Piedad Bonnett, encore en convalescence d’une récente opération chirurgicale, vient de recevoir un Prix littéraire lorsqu’elle apprend, quelques heures plus tard par téléphone, de la bouche de ses filles la nouvelle du suicide de son fils Daniel. Il avait vingt-huit ans. Il était beau, doué d’un réel talent de peintre et parti faire des études d’art et d’architecture à New-York.
Avec une langue dont chaque mot a été pesé à l’aune de la douleur, du besoin de dire et de comprendre, la poète et romancière s’efforce à remonter le temps. Celui où son fils vivait encore, celui où les signes d’un grave désordre mental se multipliaient provoquant une inquiétude de chaque instant chez des parents sans cesse ballottés entre les propos rassurants des thérapeutes et les crises filiales schizophréniques aussi sporadiques qu’inquiétantes et spectaculaires.

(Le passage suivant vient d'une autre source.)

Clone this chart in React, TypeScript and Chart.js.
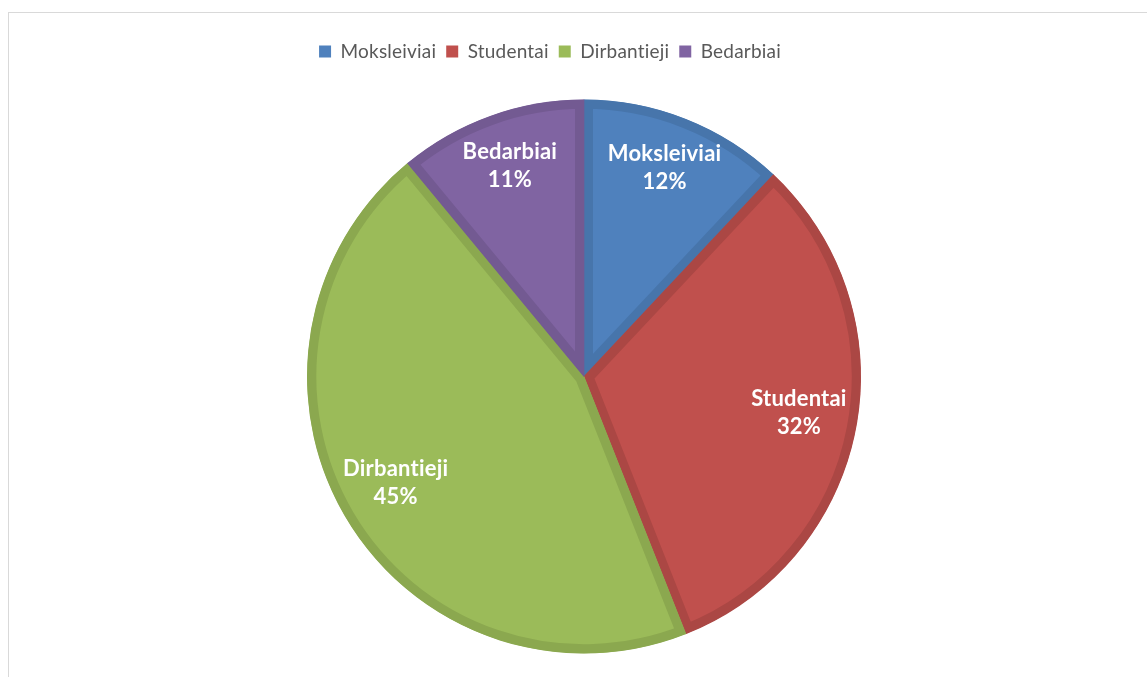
import React, { useEffect, useRef } from "react";
import { Chart, registerables } from "chart.js";

Chart.register(...registerables);

const categories: string[] = ["Moksleiviai", "Studentai", "Dirbantieji", "Bedarbiai"];
const shares: number[] = [12, 32, 45, 11];
const fillColors: string[] = ["#4F81BD", "#C0504D", "#9BBB59", "#8064A2"];
const edgeColors: string[] = ["#4775AB", "#AB4744", "#8BA84F", "#735A92"];

const FONT = "Lato, 'Open Sans', sans-serif";

const noLigatures = {
  id: "noLigatures",
  beforeUpdate(chart: any) {
    (chart.ctx as any).letterSpacing = "0.2px";
  },
  beforeDraw(chart: any) {
    (chart.ctx as any).letterSpacing = "0.2px";
  },
};

const sliceLabels = {
  id: "sliceLabels",
  afterDatasetsDraw(chart: any) {
    const ctx = chart.ctx;
    const meta = chart.getDatasetMeta(0);
    const data = chart.data.datasets[0].data as number[];
    const total = data.reduce((a, b) => a + b, 0);
    ctx.save();
    (ctx as any).letterSpacing = "0.2px";
    ctx.fillStyle = "#FFFFFF";
    ctx.font = `bold 22px ${FONT}`;
    ctx.textAlign = "center";
    ctx.textBaseline = "middle";
    meta.data.forEach((arc: any, i: number) => {
      const p = arc.getProps(["startAngle", "endAngle", "outerRadius", "x", "y"], true);
      const mid = (p.startAngle + p.endAngle) / 2;
      const r = p.outerRadius * 0.79;
      const cx = p.x + Math.cos(mid) * r;
      const cy = p.y + Math.sin(mid) * r - 5;
      const pct = Math.round((data[i] / total) * 100) + "%";
      ctx.fillText(String(chart.data.labels[i]), cx, cy - 14);
      ctx.fillText(pct, cx, cy + 14);
    });
    ctx.restore();
  },
};

const legendShift = {
  id: "legendShift",
  afterLayout(chart: any) {
    if (chart.legend) {
      chart.legend.left -= 34;
      chart.legend.right -= 34;
    }
  },
};

export default function App() {
  const ref = useRef<HTMLCanvasElement | null>(null);
  useEffect(() => {
    if (!ref.current) return;
    const chart = new Chart(ref.current, {
      type: "pie",
      data: {
        labels: categories,
        datasets: [
          {
            data: shares,
            backgroundColor: fillColors,
            borderColor: edgeColors,
            borderWidth: 9,
            borderAlign: "inner",
          } as any,
        ],
      },
      options: {
        responsive: false,
        animation: false,
        radius: 277,
        layout: { padding: { top: 19, left: 12, right: 0, bottom: 31 } },
        plugins: {
          tooltip: { enabled: false },
          legend: {
            position: "top",
            labels: {
              boxWidth: 12,
              boxHeight: 12,
              padding: 10,
              color: "#595959",
              font: { family: FONT, size: 19 },
              generateLabels: (c: any) =>
                (c.data.labels as string[]).map((t, i) => ({
                  text: t,
                  fillStyle: fillColors[i],
                  strokeStyle: fillColors[i],
                  lineWidth: 0,
                  hidden: false,
                  index: i,
                  fontColor: "#595959",
                })),
            },
          },
        },
      } as any,
      plugins: [noLigatures, sliceLabels, legendShift],
    });
    return () => chart.destroy();
  }, []);
  return (
    <div
      style={{
        position: "fixed",
        left: 8,
        top: 12,
        width: 1139,
        height: 665,
        overflow: "hidden",
        boxSizing: "border-box",
        borderTop: "1px solid #D9D9D9",
        borderLeft: "1px solid #D9D9D9",
        background: "#FFFFFF",
      }}
    >
      <canvas ref={ref} width={1138} height={700} style={{ display: "block" }} />
    </div>
  );
}
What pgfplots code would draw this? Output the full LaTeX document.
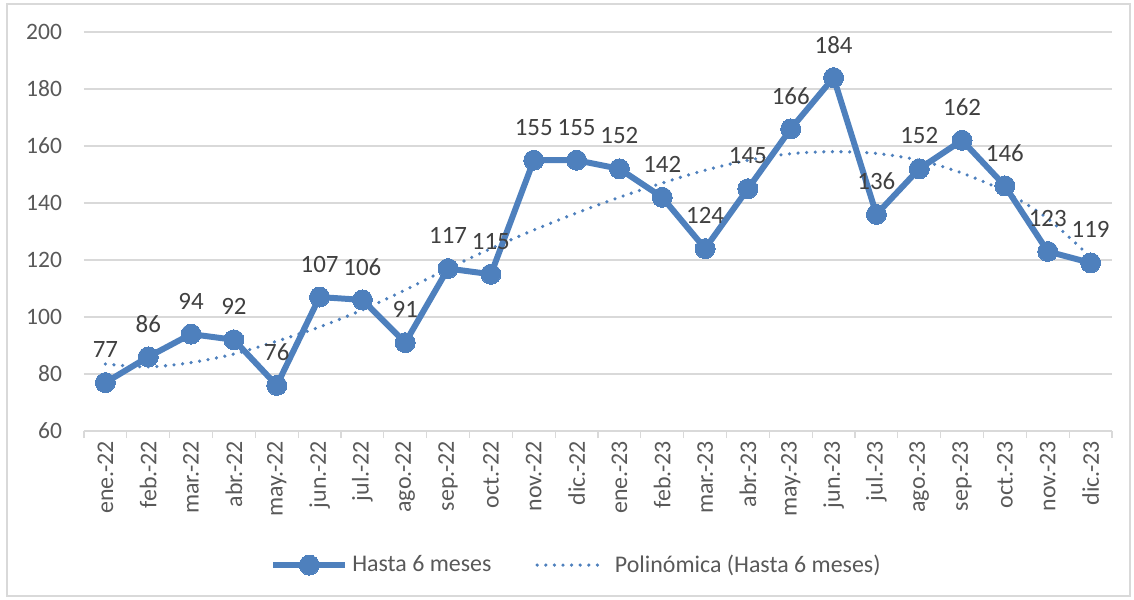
\documentclass[border=0pt]{standalone}
\usepackage{pgfplots}
\pgfplotsset{compat=1.18}
\usepackage{fontspec}
\setmainfont{Carlito}
\definecolor{sblue}{HTML}{4E80BD}
\definecolor{tgray}{HTML}{595959}
\definecolor{lgray}{HTML}{404040}
\definecolor{gridc}{HTML}{D9D9D9}
\begin{document}
\begin{tikzpicture}
\useasboundingbox (-42bp,-84.5bp) rectangle (525bp,215.5bp);
\draw[gridc, line width=0.6bp] (-38.5bp,-82.5bp) rectangle (523bp,213.5bp);
\begin{axis}[at={(0,0)}, anchor=south west, scale only axis,
  width=514bp, height=199.5bp,
  xmin=-0.5, xmax=23.5, ymin=60, ymax=200,
  ytick={60,80,...,200},
  xtick={0,...,23},
  xticklabels={ene.-22,feb.-22,mar.-22,abr.-22,may.-22,jun.-22,jul.-22,ago.-22,sep.-22,oct.-22,nov.-22,dic.-22,ene.-23,feb.-23,mar.-23,abr.-23,may.-23,jun.-23,jul.-23,ago.-23,sep.-23,oct.-23,nov.-23,dic.-23},
  minor xtick={-0.5,0.5,...,23.5},
  axis x line*=bottom,
  axis y line*=left,
  y axis line style={draw=none},
  x axis line style={draw=gridc, line width=0.6bp},
  tick align=outside,
  major tick length=0pt,
  minor tick length=3.5bp,
  minor x tick style={draw=gridc, line width=0.6bp},
  ymajorgrids,
  major grid style={draw=gridc, line width=0.6bp},
  /pgf/number format/assume math mode=true,
  x tick label style={rotate=90, anchor=east, font=\fontsize{12}{14}\selectfont, text=tgray, xshift=-1.5bp},
  y tick label style={font=\fontsize{11.8}{14}\selectfont, text=tgray, xshift=-7.5bp},
  clip=false,
  legend columns=2,
  legend style={at={(0.48,-0.336)}, anchor=center, draw=none, fill=none,
    font=\fontsize{12}{14}\selectfont, text=tgray,
    /tikz/every even column/.append style={column sep=20bp}},
]
\addplot[sblue, line width=3bp, line join=round, mark=*, mark size=5bp,
  mark options={fill=sblue, draw=sblue, line width=0pt},
  nodes near coords,
  every node near coord/.append style={font=\fontsize{12.5}{14}\selectfont, text=lgray, anchor=center, yshift=16.5bp},
  legend image code/.code={\draw[mark repeat=2,mark phase=2] plot coordinates {(0bp,0bp) (18bp,0bp) (36bp,0bp)};}
] coordinates {
(0,77) (1,86) (2,94) (3,92) (4,76) (5,107) (6,106) (7,91) (8,117) (9,115) (10,155) (11,155)
(12,152) (13,142) (14,124) (15,145) (16,166) (17,184) (18,136) (19,152) (20,162) (21,146) (22,123) (23,119)
};
\addlegendentry{Hasta 6 meses}
\addplot[sblue, line width=1.8bp, line cap=round, dash pattern=on 0bp off 4.3bp, smooth,
  legend image code/.code={\draw (0bp,0bp) -- (31bp,0bp); \path (36bp,0bp);}
] coordinates {
(0,83.5) (1,82.5) (2,84) (3,87) (4,91.5) (5,96.5) (6,102.5) (7,109.5) (8,117) (9,124) (10,130.5) (11,136.5)
(12,142) (13,147) (14,151.5) (15,155) (16,157.3) (17,158) (18,157.4) (19,155) (20,150.5) (21,144) (22,134.5) (23,121)
};
\addlegendentry{Polinómica (Hasta 6 meses)}
\end{axis}
\end{tikzpicture}
\end{document}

Ce récit poignant est à la fois un acte d’amour envers un enfant auquel de grandes promesses artistiques s’ouvraient, un cri de révolte contre l’injustice d’un infime désordre génétique aux conséquences tragiques, un acte cathartique et introspectif pour se défaire de toute responsabilité infondée et réapprendre à vivre en l’absence de celui à qui l’on a donné la vie, dans la souffrance, le sang et la déchirure ainsi que le dit l’un de ses magnifiques poèmes qui fut d’ailleurs lu lors de l’une des cérémonies de funérailles.
Ces pages se lisent avec une émotion de chaque instant, d’un seul trait et sont parmi le plus témoignage qu’une mère puisse faire.